* _OBJECTIVE_: Scan the material for the word "this", and copy each line where it shows up.

Entries with chart source code:
## begin

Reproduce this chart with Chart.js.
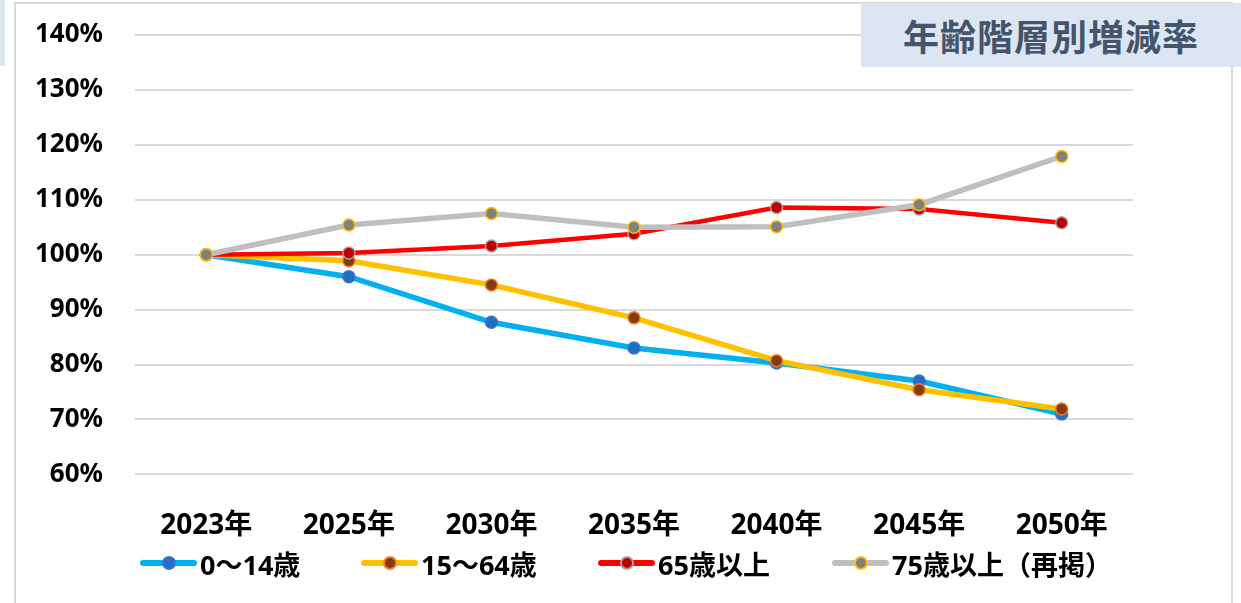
<!DOCTYPE html>
<html lang="ja">
<head>
<meta charset="utf-8">
<title>年齢階層別増減率</title>
<script src="https://cdn.jsdelivr.net/npm/chart.js@4.4.1/dist/chart.umd.min.js"></script>
<style>
    html, body { margin: 0; padding: 0; background: #fff; }
    #wrap { position: relative; width: 1241px; height: 603px; overflow: hidden; }
    #marco { position: absolute; left: 14px; top: 2px; width: 1219px; height: 640px; border: 2px solid #d9d9d9; box-sizing: border-box; }
    #franja { position: absolute; left: 0; top: 0; width: 5px; height: 66px; background: #dce6f2; }
    #grafico { position: absolute; left: 0; top: 0; }
    #titulo {
        position: absolute; left: 861px; top: 3px; width: 380px; height: 64px;
        background: #dce6f2; color: #44546a;
        font: bold 36px "Noto Sans CJK JP", sans-serif;
        display: flex; align-items: center; justify-content: center; letter-spacing: 1px;
        box-sizing: border-box;
    }
    .leyenda { position: absolute; top: 548px; height: 30px; display: flex; align-items: center;
        font: bold 27px "Noto Sans", "Noto Sans CJK JP", sans-serif; color: #000; white-space: nowrap; }
    .muestra { position: relative; width: 57px; height: 6px; border-radius: 3px; margin-right: 3px; }
    .muestra span { position: absolute; left: 22px; top: -4px; width: 10px; height: 10px; border-radius: 50%; border: 2px solid; }
</style>
</head>
<body>
<div id="wrap">
    <div id="franja"></div>
    <div id="marco"></div>
    <canvas id="grafico" width="1241" height="603"></canvas>
    <div id="titulo">年齢階層別増減率</div>
</div>
<script>
// 年齢階層別の増減率（2023年 = 100%）
const anos = ['2023年', '2025年', '2030年', '2035年', '2040年', '2045年', '2050年'];
const nombres = ['0～14歳', '15～64歳', '65歳以上', '75歳以上（再掲）'];
const edad0a14 = [100, 96.0, 87.7, 83.0, 80.3, 77.0, 71.0];
const edad15a64 = [100, 98.9, 94.5, 88.5, 80.7, 75.4, 71.9];
const edad65 = [100, 100.3, 101.6, 103.8, 108.6, 108.3, 105.8];
const edad75 = [100, 105.4, 107.5, 105.0, 105.1, 109.1, 117.9];
const ticksY = [60, 70, 80, 90, 100, 110, 120, 130, 140];

// line colour, marker fill, marker border
const estilos = [
    { linea: '#00b0f0', relleno: '#1f6fc5', borde: '#4472c4', ancho: 5.5 },
    { linea: '#ffc000', relleno: '#843c0c', borde: '#ed7d31', ancho: 5.5 },
    { linea: '#ff0000', relleno: '#c00000', borde: '#a5a5a5', ancho: 4.5 },
    { linea: '#bfbfbf', relleno: '#808080', borde: '#ffc000', ancho: 5.5 }
];
const series = [edad0a14, edad15a64, edad65, edad75];
const posLeyenda = [140, 361, 598, 832];

const datasets = series.map((valores, i) => ({
    label: nombres[i],
    data: valores,
    borderColor: estilos[i].linea,
    borderWidth: estilos[i].ancho,
    backgroundColor: estilos[i].relleno,
    pointBackgroundColor: estilos[i].relleno,
    pointBorderColor: estilos[i].borde,
    pointBorderWidth: 1.5,
    pointRadius: 6,
    tension: 0,
    order: series.length - i   // later series are drawn on top
}));

new Chart(document.getElementById('grafico'), {
    type: 'line',
    data: { labels: anos, datasets: datasets },
    options: {
        responsive: false,
        animation: false,
        devicePixelRatio: 1,
        layout: { padding: { left: 0, right: 108, top: 35, bottom: 33 } },
        plugins: {
            legend: { display: false },
            tooltip: { enabled: false }
        },
        scales: {
            x: {
                offset: true,
                grid: { display: false },
                border: { display: false },
                ticks: {
                    color: '#000',
                    padding: 27,
                    maxRotation: 0,
                    font: { family: '"Noto Sans", "Noto Sans CJK JP"', size: 28, weight: 'bold' }
                }
            },
            y: {
                min: 60,
                max: 140,
                afterFit: (scale) => {
                    scale.width = 135;
                    scale.paddingTop = 0;
                    scale.paddingBottom = 0;
                },
                afterBuildTicks: (scale) => { scale.ticks = ticksY.map(v => ({ value: v })); },
                grid: { color: '#d9d9d9', lineWidth: 2, drawTicks: false },
                border: { display: false },
                ticks: {
                    color: '#000',
                    padding: 32,
                    font: { family: '"Noto Sans", "Noto Sans CJK JP"', size: 26, weight: 'bold' },
                    callback: (v) => v + '%'
                }
            }
        }
    }
});

// Leyenda
const wrap = document.getElementById('wrap');
nombres.forEach((nombre, i) => {
    const item = document.createElement('div');
    item.className = 'leyenda';
    item.style.left = posLeyenda[i] + 'px';
    item.innerHTML = `<div class="muestra" style="background:${estilos[i].linea}">
        <span style="background:${estilos[i].relleno}; border-color:${estilos[i].borde}"></span></div>${nombre}`;
    wrap.appendChild(item);
});
</script>
</body>
</html>
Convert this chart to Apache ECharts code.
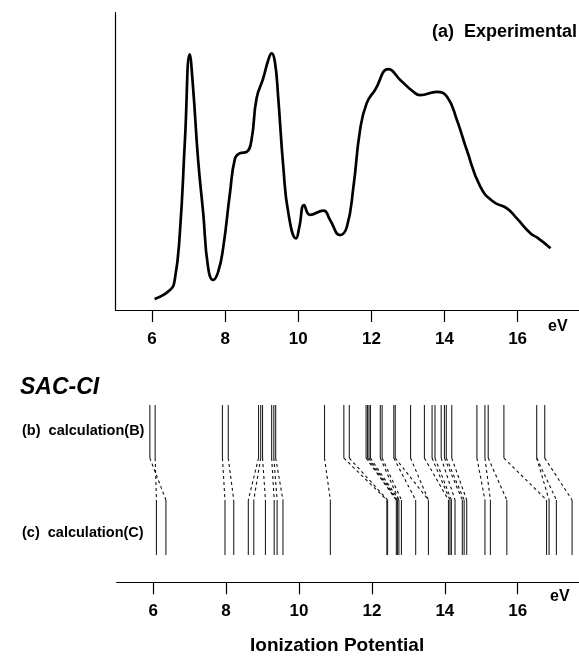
<!DOCTYPE html>
<html>
<head>
<meta charset="utf-8">
<script src="https://cdn.jsdelivr.net/npm/echarts@6/dist/echarts.min.js"></script>
<style>
html,body{margin:0;padding:0;background:#fff;}
#c{width:579px;height:669px;}
</style>
</head>
<body>
<div id="c"></div>
<script>
// Experimental spectrum (eV, relative intensity)
const expX = [6.07,6.49,6.62,6.76,6.90,7.03,7.12,7.26,7.40,7.53,7.67,7.81,7.95,8.13,8.27,8.40,8.59,8.72,8.86,9.04,9.18,9.27,9.36,9.45,9.59,9.73,9.94,10.03,10.16,10.32,10.69,10.87,11.14,11.33,11.51,11.69,11.87,12.10,12.47,12.79,13.15,13.33,13.79,14.07,14.34,14.61,14.98,15.34,15.71,15.98,16.35,16.53,16.90];
const expY = [3.7,6.7,10.1,25.8,57.2,86.0,75.1,50.5,32.5,14.6,10.1,12.9,21.3,39.2,51.0,52.7,53.2,57.2,71.2,77.9,84.1,86.3,83.5,71.7,48.2,32.5,24.1,28.0,35.3,32.0,33.4,30.3,25.2,28.0,41.5,60.5,69.5,74.0,81.0,77.4,73.4,72.3,73.4,71.7,63.9,53.8,41.5,36.4,34.2,30.8,25.8,24.4,20.8];

// SAC-CI calculated ionization potentials (eV)
const calcB = [5.91,6.055,7.90,8.06,8.89,8.95,9.00,9.25,9.31,9.36,10.70,11.23,11.38,11.84,11.88,11.92,11.96,12.23,12.28,12.60,12.64,13.06,13.44,13.65,13.73,13.90,13.99,14.04,14.19,14.88,15.10,15.19,15.62,16.52,16.74];
const calcC = [6.09,6.35,7.97,8.21,8.61,8.76,9.08,9.32,9.40,9.56,10.86,12.41,12.43,12.67,12.70,12.74,12.81,13.20,13.55,14.10,14.14,14.18,14.28,14.48,14.53,14.60,15.10,15.25,15.70,16.79,16.86,17.06,17.49];
// correlation links: [index in calcB, index in calcC]
const links = [[0,1],[1,0],[2,2],[3,3],[4,4],[5,5],[6,6],[7,7],[8,8],[9,9],[10,10],
  [11,11],[12,12],[13,13],[14,13],[15,14],[16,15],[17,15],[18,16],[19,17],[20,18],[21,18],
  [22,19],[23,20],[24,21],[25,22],[26,23],[27,24],[28,25],[29,26],[30,27],[31,28],[32,29],[33,30],[33,31],[34,32]];

const xTicks = [6,8,10,12,14,16];

const FONT = '"Liberation Sans", Arial, sans-serif';
// vertical layout (bottom panel y units)
const B_TOP = 92.2, B_BOT = 64.6, C_TOP = 42.8, C_BOT = 14.2;

function stickRender(yTop, yBot){
  return function(params, api){
    const x = api.value(0);
    const p1 = api.coord([x, yTop]);
    const p2 = api.coord([x, yBot]);
    return {type:'line', shape:{x1:p1[0],y1:p1[1],x2:p2[0],y2:p2[1]},
      style:{stroke:'#222', lineWidth:1.1}};
  };
}

const chart = echarts.init(document.getElementById('c'));
const xAxisBase = {
  type:'value', min:5, max:17.68,
  axisLine:{show:true, onZero:false, lineStyle:{color:'#000', width:1.2}},
  axisTick:{show:true, customValues:xTicks, length:12, lineStyle:{color:'#000', width:1.2}},
  axisLabel:{show:true, customValues:xTicks, margin:21, color:'#000', fontSize:17, fontWeight:'bold', fontFamily:FONT},
  splitLine:{show:false}
};
chart.setOption({
  animation:false,
  backgroundColor:'#fff',
  grid:[
    {left:115.5, right:0, top:12.7, bottom:669-310},
    {left:116.7, right:0, top:390, bottom:669-582.3}
  ],
  xAxis:[
    Object.assign({gridIndex:0}, xAxisBase),
    Object.assign({gridIndex:1}, xAxisBase)
  ],
  yAxis:[
    {gridIndex:0, type:'value', min:0, max:100, axisLine:{show:true, lineStyle:{color:'#000', width:1.2}},
      axisTick:{show:false}, axisLabel:{show:false}, splitLine:{show:false}},
    {gridIndex:1, type:'value', min:0, max:100, show:false, splitLine:{show:false}}
  ],
  series:[
    {type:'line', xAxisIndex:0, yAxisIndex:0, data:expX.map((x,i)=>[x,expY[i]]),
      smooth:0.5, symbol:'none', lineStyle:{color:'#000', width:2.7}},
    {type:'custom', xAxisIndex:1, yAxisIndex:1, data:calcB.map(v=>[v,0]),
      renderItem:stickRender(B_TOP,B_BOT), encode:{x:0}},
    {type:'custom', xAxisIndex:1, yAxisIndex:1, data:calcC.map(v=>[v,0]),
      renderItem:stickRender(C_TOP,C_BOT), encode:{x:0}},
    {type:'custom', xAxisIndex:1, yAxisIndex:1, data:links.map(([i,j])=>[calcB[i],calcC[j]]),
      encode:{x:[0,1]},
      renderItem:function(params, api){
        const p1 = api.coord([api.value(0), B_BOT]);
        const p2 = api.coord([api.value(1), C_TOP]);
        return {type:'line', shape:{x1:p1[0],y1:p1[1],x2:p2[0],y2:p2[1]},
          style:{stroke:'#111', lineWidth:1.1, lineDash:[3,3]}};
      }}
  ],
  graphic:[
    {type:'text', right:2, top:23, style:{text:'(a)  Experimental', font:'bold 18px '+FONT, fill:'#000'}},
    {type:'text', left:548, top:319, style:{text:'eV', font:'bold 16px '+FONT, fill:'#000'}},
    {type:'text', left:550, top:589, style:{text:'eV', font:'bold 16px '+FONT, fill:'#000'}},
    {type:'text', left:20, top:376, style:{text:'SAC-CI', font:'italic bold 23px '+FONT, fill:'#000'}},
    {type:'text', left:22, top:423, style:{text:'(b)  calculation(B)', font:'bold 14.5px '+FONT, fill:'#000'}},
    {type:'text', left:22, top:525, style:{text:'(c)  calculation(C)', font:'bold 14.5px '+FONT, fill:'#000'}},
    {type:'text', left:250, top:636, style:{text:'Ionization Potential', font:'bold 19px '+FONT, fill:'#000'}}
  ]
});
</script>
</body>
</html>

## end

* _RESPONSE_:
Reproduce this chart with Chart.js.
Convert this chart to Apache ECharts code.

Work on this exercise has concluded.